After a semisynchronous replication plugin has been installed, it is disabled by default. The plugins must be enabled both on the master side and the slave side to enable semisynchronous replication. If only one side is enabled, replication will be asynchronous.
To control whether an installed plugin is enabled, set the appropriate system variables. You can set these variables at runtime using SET GLOBAL
, or at server startup on the command line or in an option file.
At runtime, these master-side system variables are available:
SET GLOBAL rpl_semi_sync_master_enabled = {0|1};
SET GLOBAL rpl_semi_sync_master_timeout = N
;
On the slave side, this system variable is available:
SET GLOBAL rpl_semi_sync_slave_enabled = {0|1};
For rpl_semi_sync_master_enabled
or rpl_semi_sync_slave_enabled
, the value should be 1 to enable semisynchronous replication or 0 to disable it. By default, these variables are set to 0.
For rpl_semi_sync_master_timeout
, the value N
is given in milliseconds. The default value is 10000 (10 seconds).
If you enable semisynchronous replication on a slave at runtime, you must also start the slave I/O thread (stopping it first if it is already running) to cause the slave to connect to the master and register as a semisynchronous slave:
STOP SLAVE IO_THREAD; START SLAVE IO_THREAD;
If the I/O thread is already running and you do not restart it, the slave continues to use asynchronous replication.
At server startup, the variables that control semisynchronous replication can be set as command-line options or in an option file.

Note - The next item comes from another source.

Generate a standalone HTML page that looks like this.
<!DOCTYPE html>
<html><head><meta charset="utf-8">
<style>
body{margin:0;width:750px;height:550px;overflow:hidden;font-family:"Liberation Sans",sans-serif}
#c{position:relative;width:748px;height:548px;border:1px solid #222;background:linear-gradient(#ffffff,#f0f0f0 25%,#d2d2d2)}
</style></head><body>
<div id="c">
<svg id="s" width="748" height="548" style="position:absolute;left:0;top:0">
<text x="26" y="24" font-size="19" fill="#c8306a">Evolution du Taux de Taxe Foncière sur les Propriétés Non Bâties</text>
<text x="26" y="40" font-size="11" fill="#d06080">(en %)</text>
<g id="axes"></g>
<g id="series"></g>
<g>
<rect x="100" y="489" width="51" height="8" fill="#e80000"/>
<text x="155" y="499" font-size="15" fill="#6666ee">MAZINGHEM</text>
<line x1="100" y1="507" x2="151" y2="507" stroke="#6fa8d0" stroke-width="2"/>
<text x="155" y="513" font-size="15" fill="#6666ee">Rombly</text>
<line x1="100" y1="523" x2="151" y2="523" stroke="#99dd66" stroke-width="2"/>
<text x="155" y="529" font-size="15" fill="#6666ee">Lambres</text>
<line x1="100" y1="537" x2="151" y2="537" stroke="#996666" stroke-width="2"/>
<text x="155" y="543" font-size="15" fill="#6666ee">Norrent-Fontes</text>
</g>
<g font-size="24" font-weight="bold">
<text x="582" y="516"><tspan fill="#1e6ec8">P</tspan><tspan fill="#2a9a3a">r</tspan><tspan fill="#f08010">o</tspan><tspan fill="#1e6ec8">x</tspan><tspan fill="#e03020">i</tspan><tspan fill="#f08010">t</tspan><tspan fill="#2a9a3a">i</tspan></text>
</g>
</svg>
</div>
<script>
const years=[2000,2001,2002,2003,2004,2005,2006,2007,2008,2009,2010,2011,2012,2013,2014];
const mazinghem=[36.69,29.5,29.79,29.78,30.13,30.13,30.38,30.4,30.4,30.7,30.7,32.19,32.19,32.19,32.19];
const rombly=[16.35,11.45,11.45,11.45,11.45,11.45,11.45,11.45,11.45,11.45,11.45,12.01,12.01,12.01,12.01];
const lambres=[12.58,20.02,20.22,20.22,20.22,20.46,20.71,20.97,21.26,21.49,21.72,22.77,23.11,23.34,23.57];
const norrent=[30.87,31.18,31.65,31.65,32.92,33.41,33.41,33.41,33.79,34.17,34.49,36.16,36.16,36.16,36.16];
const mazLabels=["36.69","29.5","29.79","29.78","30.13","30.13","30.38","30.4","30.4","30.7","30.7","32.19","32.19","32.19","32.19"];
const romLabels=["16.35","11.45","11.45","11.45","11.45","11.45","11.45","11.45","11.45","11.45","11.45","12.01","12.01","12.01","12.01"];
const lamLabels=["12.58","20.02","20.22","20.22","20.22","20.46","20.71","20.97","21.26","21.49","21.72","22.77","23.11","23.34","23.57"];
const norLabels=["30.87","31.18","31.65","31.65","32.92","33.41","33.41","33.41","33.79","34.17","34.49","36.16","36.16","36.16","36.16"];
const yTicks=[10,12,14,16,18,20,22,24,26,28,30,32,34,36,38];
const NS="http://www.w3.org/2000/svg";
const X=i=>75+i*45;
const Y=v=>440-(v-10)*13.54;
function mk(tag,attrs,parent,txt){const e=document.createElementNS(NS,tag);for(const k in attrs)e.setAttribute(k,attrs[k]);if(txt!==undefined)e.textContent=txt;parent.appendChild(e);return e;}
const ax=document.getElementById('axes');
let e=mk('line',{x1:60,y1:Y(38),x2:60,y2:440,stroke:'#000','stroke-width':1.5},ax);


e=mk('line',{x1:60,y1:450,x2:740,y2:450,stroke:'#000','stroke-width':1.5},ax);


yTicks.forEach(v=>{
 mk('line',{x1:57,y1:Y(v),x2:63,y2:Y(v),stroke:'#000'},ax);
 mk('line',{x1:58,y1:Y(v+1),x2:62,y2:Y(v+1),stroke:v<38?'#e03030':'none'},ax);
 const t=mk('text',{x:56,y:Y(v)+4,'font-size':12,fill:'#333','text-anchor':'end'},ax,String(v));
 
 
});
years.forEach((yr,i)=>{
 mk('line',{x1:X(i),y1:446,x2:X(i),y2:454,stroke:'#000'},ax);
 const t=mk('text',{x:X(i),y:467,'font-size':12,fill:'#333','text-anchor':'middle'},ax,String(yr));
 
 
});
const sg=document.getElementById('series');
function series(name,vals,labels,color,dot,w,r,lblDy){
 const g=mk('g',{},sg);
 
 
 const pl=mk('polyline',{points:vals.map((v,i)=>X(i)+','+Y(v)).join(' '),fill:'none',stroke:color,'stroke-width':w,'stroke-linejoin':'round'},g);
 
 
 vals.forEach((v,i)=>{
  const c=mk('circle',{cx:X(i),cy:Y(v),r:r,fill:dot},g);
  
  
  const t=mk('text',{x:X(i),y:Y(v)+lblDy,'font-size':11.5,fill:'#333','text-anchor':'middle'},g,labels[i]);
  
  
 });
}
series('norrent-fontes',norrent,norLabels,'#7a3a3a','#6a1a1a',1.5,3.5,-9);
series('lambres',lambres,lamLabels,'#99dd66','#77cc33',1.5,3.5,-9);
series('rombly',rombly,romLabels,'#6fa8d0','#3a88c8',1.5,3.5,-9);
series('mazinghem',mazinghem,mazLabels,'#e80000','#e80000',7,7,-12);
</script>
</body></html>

A setting listed in an option file takes effect each time the server starts. For example, you can set the variables in my.cnf
files on the master and slave sides as follows.
On the master:
[mysqld] rpl_semi_sync_master_enabled=1 rpl_semi_sync_master_timeout=1000 # 1 second
On each slave:
[mysqld] rpl_semi_sync_slave_enabled=1
The plugins for the semisynchronous replication capability expose several system and status variables that you can examine to determine its configuration and operational state.

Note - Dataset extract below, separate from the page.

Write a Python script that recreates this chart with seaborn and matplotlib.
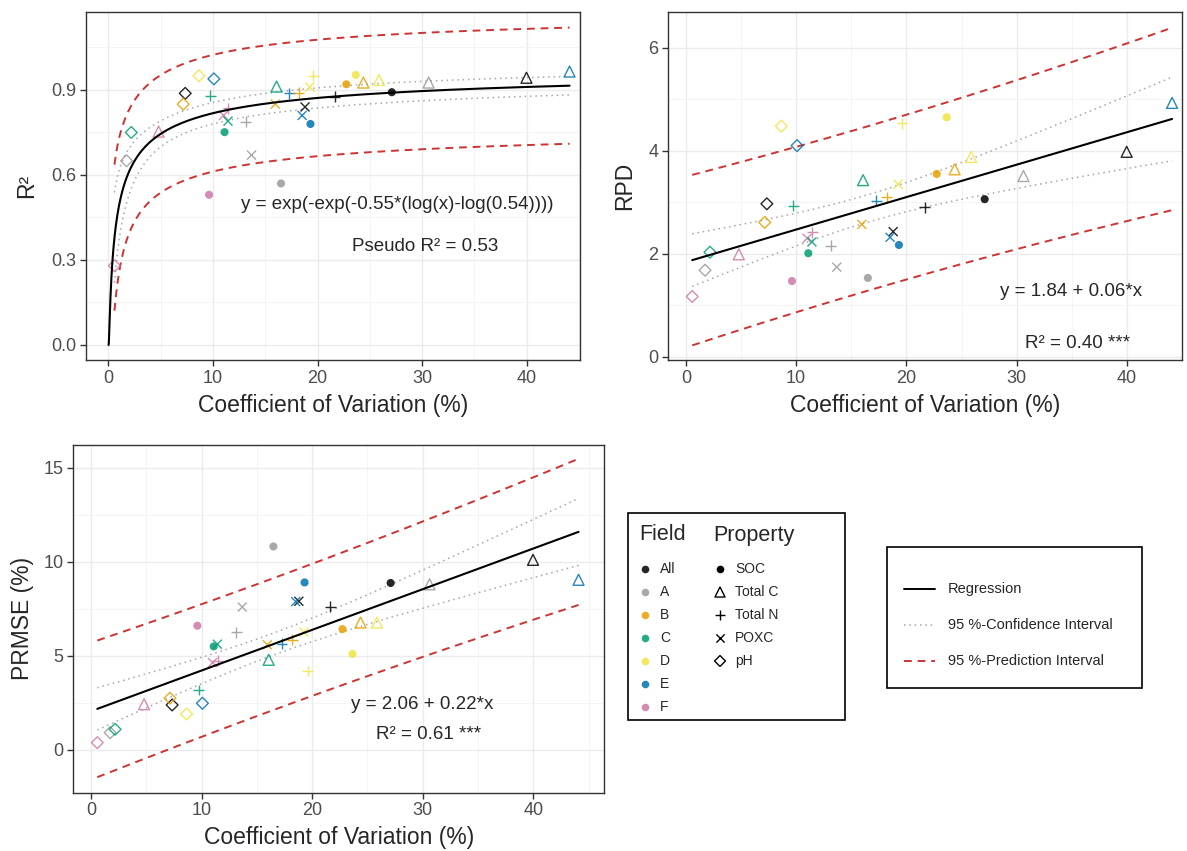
import numpy as np
import pandas as pd
import matplotlib
matplotlib.use("Agg")
import matplotlib.pyplot as plt
from matplotlib.patches import Rectangle
import seaborn as sns

# ---- data -------------------------------------------------------------
field = ["F", "A", "C", "F", "All", "B", "D", "E", "C", "F",
         "C", "F", "F", "C", "A", "A", "A", "C", "B", "E",
         "B", "All", "E", "E", "D", "D", "All", "D", "B", "B",
         "D", "All", "A", "All", "E"]
prop = ["pH", "pH", "pH", "Total C", "pH", "pH", "pH", "pH", "Total N", "SOC",
        "SOC", "POXC", "Total N", "POXC", "Total N", "POXC", "SOC", "Total C", "POXC", "Total N",
        "Total N", "POXC", "POXC", "SOC", "POXC", "Total N", "Total N", "SOC", "SOC", "Total C",
        "Total C", "SOC", "Total C", "Total C", "Total C"]
cv = [0.57, 1.73, 2.18, 4.80, 7.34, 7.14, 8.65, 10.08, 9.75, 9.62,
      11.10, 11.00, 11.45, 11.43, 13.13, 13.68, 16.50, 16.07, 15.95, 17.28,
      18.20, 18.80, 18.52, 19.32, 19.25, 19.60, 21.65, 23.65, 22.75, 24.38,
      25.87, 27.10, 30.62, 39.98, 44.10]
r2 = [0.28, 0.65, 0.75, 0.753, 0.888, 0.85, 0.95, 0.939, 0.88, 0.53,
      0.751, 0.81, 0.835, 0.79, 0.788, 0.67, 0.57, 0.912, 0.85, 0.888,
      0.89, 0.84, 0.81, 0.78, 0.91, 0.95, 0.876, 0.953, 0.92, 0.926,
      0.935, 0.892, 0.926, 0.943, 0.965]
rpd = [1.17, 1.68, 2.03, 1.99, 2.97, 2.61, 4.48, 4.10, 2.93, 1.47,
       2.01, 2.30, 2.42, 2.23, 2.16, 1.74, 1.53, 3.43, 2.57, 3.03,
       3.10, 2.43, 2.32, 2.17, 3.35, 4.53, 2.90, 4.65, 3.55, 3.64,
       3.88, 3.06, 3.51, 3.98, 4.93]
prmse = [0.39, 0.92, 1.10, 2.43, 2.39, 2.75, 1.91, 2.48, 3.19, 6.60,
         5.50, 4.64, 4.75, 5.62, 6.24, 7.59, 10.81, 4.79, 5.59, 5.64,
         5.85, 7.90, 7.88, 8.90, 6.26, 4.20, 7.62, 5.10, 6.42, 6.77,
         6.77, 8.87, 8.80, 10.10, 9.04]

field_order = ["All", "A", "B", "C", "D", "E", "F"]
field_colors = ["#000000", "#999999", "#E69F00", "#009E73", "#F0E442", "#0072B2", "#CC79A7"]
prop_order = ["SOC", "Total C", "Total N", "POXC", "pH"]

# fitted model coefficients
r2_b, r2_e = -0.55, 0.54          # y = exp(-exp(b*(log(x)-log(e))))
rpd_b0, rpd_b1 = 1.84, 0.063
prmse_b0, prmse_b1 = 2.06, 0.216
pseudo_r2 = 0.53
rpd_r2 = 0.40
prmse_r2 = 0.61

df = pd.DataFrame({"Field": field, "Property": prop, "CV": cv,
                   "R2": r2, "RPD": rpd, "PRMSE": prmse})

# ---- styling ----------------------------------------------------------
sns.set_theme(style="white")
plt.rcParams["font.family"] = ["Liberation Sans", "DejaVu Sans"]

W, H = 1187, 851
fig = plt.figure(figsize=(W / 100, H / 100), dpi=100)

palette = dict(zip(field_order, field_colors))
marker_map = {"SOC": "o", "Total C": "^", "Total N": "+", "POXC": "x", "pH": "D"}
size_map = {"SOC": 34, "Total C": 62, "Total N": 60, "POXC": 42, "pH": 36}
hollow = {"Total C", "pH"}

RED = "#CD3333"
GREY = "#A6A6A6"
T975 = 2.0345  # Student t quantile (0.975, 33 df)


def px_axes(x0, y0, x1, y1):
    return fig.add_axes([x0 / W, 1 - y1 / H, (x1 - x0) / W, (y1 - y0) / H])


def style_axes(ax, xlim, ylim, yticks, yminor, ylabel, labelpad_y):
    ax.set_xlim(*xlim)
    ax.set_ylim(*ylim)
    ax.set_xticks([0, 10, 20, 30, 40])
    ax.set_xticks([5, 15, 25, 35, 45], minor=True)
    ax.set_yticks(yticks)
    ax.set_yticks(yminor, minor=True)
    ax.grid(True, which="major", color="#EBEBEB", lw=1.0, zorder=0)
    ax.grid(True, which="minor", color="#F2F2F2", lw=0.6, zorder=0)
    ax.set_axisbelow(True)
    for sp in ax.spines.values():
        sp.set_color("#333333")
        sp.set_linewidth(1.0)
    ax.tick_params(which="major", length=4, width=1, color="#333333",
                   labelsize=13, labelcolor="#4D4D4D", pad=3,
                   bottom=True, left=True)
    ax.tick_params(which="minor", length=0)
    ax.set_xlabel("Coefficient of Variation (%)", fontsize=16.5, labelpad=5)
    ax.set_ylabel(ylabel, fontsize=16.5, labelpad=labelpad_y)


def scatter_points(ax, ycol):
    for p in prop_order:
        sub = df[df["Property"] == p]
        kws = dict(linewidth=0) if p == "SOC" else dict(linewidth=1.0)
        sns.scatterplot(data=sub, x="CV", y=ycol, hue="Field",
                        hue_order=field_order, palette=palette,
                        marker=marker_map[p], s=size_map[p], alpha=0.85,
                        legend=False, ax=ax, zorder=3, **kws)
        coll = ax.collections[-1]
        if p in hollow:
            fc = coll.get_facecolors()
            coll.set_edgecolors(fc)
            coll.set_facecolors("none")
            coll.set_linewidths(1.0)
    ax.set_xlabel("")
    ax.set_ylabel("")


def linear_bands(x, y, b0, b1, grid):
    n = len(x)
    resid = y - (b0 + b1 * x)
    s = np.sqrt(np.sum(resid ** 2) / (n - 2))
    xbar = x.mean()
    sxx = np.sum((x - xbar) ** 2)
    fit = b0 + b1 * grid
    ci = T975 * s * np.sqrt(1 / n + (grid - xbar) ** 2 / sxx)
    pi = T975 * s * np.sqrt(1 + 1 / n + (grid - xbar) ** 2 / sxx)
    return fit, ci, pi


def weib(x, b, e):
    return np.exp(-np.exp(b * (np.log(x) - np.log(e))))


def weib_grad(x, b, e):
    L = np.log(x) - np.log(e)
    g = np.exp(b * L)
    f = np.exp(-g)
    return np.column_stack([-f * g * L, f * g * b / e])


def draw_bands(ax, grid, fit, ci, pi):
    ax.plot(grid, fit + ci, color=GREY, lw=1.1, dashes=(1, 2.5), zorder=2)
    ax.plot(grid, fit - ci, color=GREY, lw=1.1, dashes=(1, 2.5), zorder=2)
    ax.plot(grid, fit + pi, color=RED, lw=1.4, dashes=(4, 3), zorder=2)
    ax.plot(grid, fit - pi, color=RED, lw=1.4, dashes=(4, 3), zorder=2)


x_arr = np.array(cv)
grid = np.linspace(x_arr.min(), x_arr.max(), 300)

# ---- panel 1: R2 -------------------------------------------------------
ax1 = px_axes(85.7, 12.3, 580, 360)
y1 = np.array(r2)
n = len(x_arr)
res1 = y1 - weib(x_arr, r2_b, r2_e)
s1 = np.sqrt(np.sum(res1 ** 2) / (n - 2))
J = weib_grad(x_arr, r2_b, r2_e)
cov = s1 ** 2 * np.linalg.inv(J.T @ J)
G = weib_grad(grid, r2_b, r2_e)
se = np.sqrt(np.sum((G @ cov) * G, axis=1))
fit1 = weib(grid, r2_b, r2_e)
draw_bands(ax1, grid, fit1, T975 * se, T975 * np.sqrt(s1 ** 2 + se ** 2))
curve_x = np.concatenate([np.geomspace(1e-3, 1, 120), np.linspace(1, x_arr.max(), 300)])
ax1.plot(curve_x, weib(curve_x, r2_b, r2_e), color="black", lw=1.5, zorder=4)
scatter_points(ax1, "R2")
style_axes(ax1, (-2.18, 45.1), (-0.053, 1.174), [0, 0.3, 0.6, 0.9],
           [0.15, 0.45, 0.75, 1.05], "R²", 9)
ax1.yaxis.set_major_formatter(matplotlib.ticker.FormatStrFormatter("%.1f"))
ax1.text(27.6, 0.494, f"y = exp(-exp({r2_b:.2f}*(log(x)-log({r2_e:.2f}))))",
         ha="center", va="center", fontsize=13.5)
ax1.text(30.3, 0.347, f"Pseudo R² = {pseudo_r2:.2f}", ha="center", va="center", fontsize=13.5)

# ---- panel 2: RPD ------------------------------------------------------
ax2 = px_axes(668.3, 12.3, 1182, 360)
fit2, ci2, pi2 = linear_bands(x_arr, np.array(rpd), rpd_b0, rpd_b1, grid)
draw_bands(ax2, grid, fit2, ci2, pi2)
ax2.plot(grid, fit2, color="black", lw=1.5, zorder=4)
scatter_points(ax2, "RPD")
style_axes(ax2, (-1.6, 44.75), (-0.064, 6.69), [0, 2, 4, 6], [1, 3, 5], "RPD", 9)
ax2.text(34.9, 1.26, f"y = {rpd_b0:.2f} + {rpd_b1:.2f}*x", ha="center", va="center", fontsize=13.5)
ax2.text(35.5, 0.26, f"R² = {rpd_r2:.2f} ***", ha="center", va="center", fontsize=13.5)

# ---- panel 3: PRMSE ----------------------------------------------------
ax3 = px_axes(73.3, 445, 604, 792.7)
fit3, ci3, pi3 = linear_bands(x_arr, np.array(prmse), prmse_b0, prmse_b1, grid)
draw_bands(ax3, grid, fit3, ci3, pi3)
ax3.plot(grid, fit3, color="black", lw=1.5, zorder=4)
scatter_points(ax3, "PRMSE")
style_axes(ax3, (-1.6, 46.4), (-2.27, 16.2), [0, 5, 10, 15], [2.5, 7.5, 12.5],
           "PRMSE (%)", 7)
ax3.text(30.0, 2.39, f"y = {prmse_b0:.2f} + {prmse_b1:.2f}*x", ha="center", va="center", fontsize=13.5)
ax3.text(30.5, 0.80, f"R² = {prmse_r2:.2f} ***", ha="center", va="center", fontsize=13.5)

# ---- legend: Field / Property -----------------------------------------
lx0, ly0, lx1, ly1 = 627, 512, 845, 720
lg = px_axes(lx0, ly0, lx1, ly1)
lg.set_xlim(lx0, lx1)
lg.set_ylim(ly1, ly0)
lg.axis("off")
lg.add_patch(Rectangle((lx0 + 0.5, ly0 + 0.5), lx1 - lx0 - 1, ly1 - ly0 - 1,
                       fill=False, edgecolor="black", lw=1.2, clip_on=False))
lg.text(639, 535, "Field", fontsize=15.5, va="center", ha="left")
lg.text(713, 535, "Property", fontsize=15.5, va="center", ha="left")
row_y = [569, 592, 615, 638, 661, 684, 707]
for f_name, col, yy in zip(field_order, field_colors, row_y):
    lg.scatter([645], [yy], s=30, color=col, alpha=0.85, linewidths=0)
    lg.text(660, yy, f_name, fontsize=10, va="center", ha="left")
for p, yy in zip(prop_order, row_y):
    if p in hollow:
        lg.scatter([720], [yy], s=size_map[p] * 0.85, marker=marker_map[p],
                   facecolors="none", edgecolors="black", linewidths=1.0)
    elif p == "SOC":
        lg.scatter([720], [yy], s=30, marker="o", color="black", linewidths=0)
    else:
        lg.scatter([720], [yy], s=size_map[p] * 0.85, marker=marker_map[p],
                   color="black", linewidths=1.0)
    lg.text(735, yy, p, fontsize=10, va="center", ha="left")

# ---- legend: lines -----------------------------------------------------
mx0, my0, mx1, my1 = 886, 546, 1142, 688
lm = px_axes(mx0, my0, mx1, my1)
lm.set_xlim(mx0, mx1)
lm.set_ylim(my1, my0)
lm.axis("off")
lm.add_patch(Rectangle((mx0 + 0.5, my0 + 0.5), mx1 - mx0 - 1, my1 - my0 - 1,
                       fill=False, edgecolor="black", lw=1.2, clip_on=False))
line_specs = [("Regression", dict(color="black", lw=1.4)),
              ("95 %-Confidence Interval", dict(color=GREY, lw=1.1, dashes=(1, 2.5))),
              ("95 %-Prediction Interval", dict(color=RED, lw=1.4, dashes=(4, 3)))]
for (lab, kw), yy in zip(line_specs, [589, 625, 661]):
    lm.plot([904, 935], [yy, yy], **kw)
    lm.text(948, yy, lab, fontsize=10.5, va="center", ha="left")

fig.savefig("out.png", dpi=100)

The system variable reflect how semisynchronous replication is configured. To check their values, use SHOW VARIABLES
:
mysql> SHOW VARIABLES LIKE 'rpl_semi_sync%';
The status variables enable you to monitor the operation of semisynchronous replication. To check their values, use SHOW STATUS
:
mysql> SHOW STATUS LIKE 'Rpl_semi_sync%';
When the master switches between asynchronous or semisynchronous replication due to commit-blocking timeout or a slave catching up, it sets the value of the Rpl_semi_sync_master_status
status variable appropriately. Automatic fallback from semisynchronous to asynchronous replication on the master means that it is possible for the rpl_semi_sync_master_enabled
system variable to have a value of 1 on the master side even when semisynchronous replication is in fact not operational at the moment. You can monitor the Rpl_semi_sync_master_status
status variable to determine whether the master currently is using asynchronous or semisynchronous replication.

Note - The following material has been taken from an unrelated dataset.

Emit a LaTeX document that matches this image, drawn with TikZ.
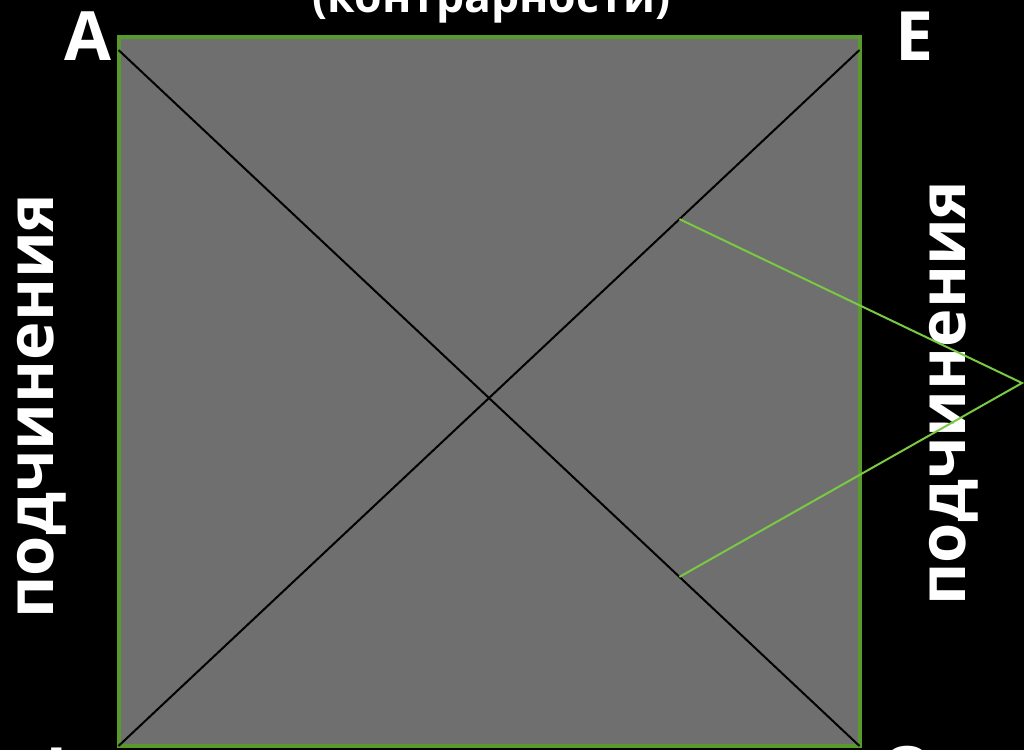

To see how many semisynchronous slaves are connected, check Rpl_semi_sync_master_clients
.
The number of commits that have been acknowledged successfully or unsuccessfully by slaves are indicated by the Rpl_semi_sync_master_yes_tx
and Rpl_semi_sync_master_no_tx
variables.
On the slave side, Rpl_semi_sync_slave_status
indicates whether semisynchronous replication currently is operational.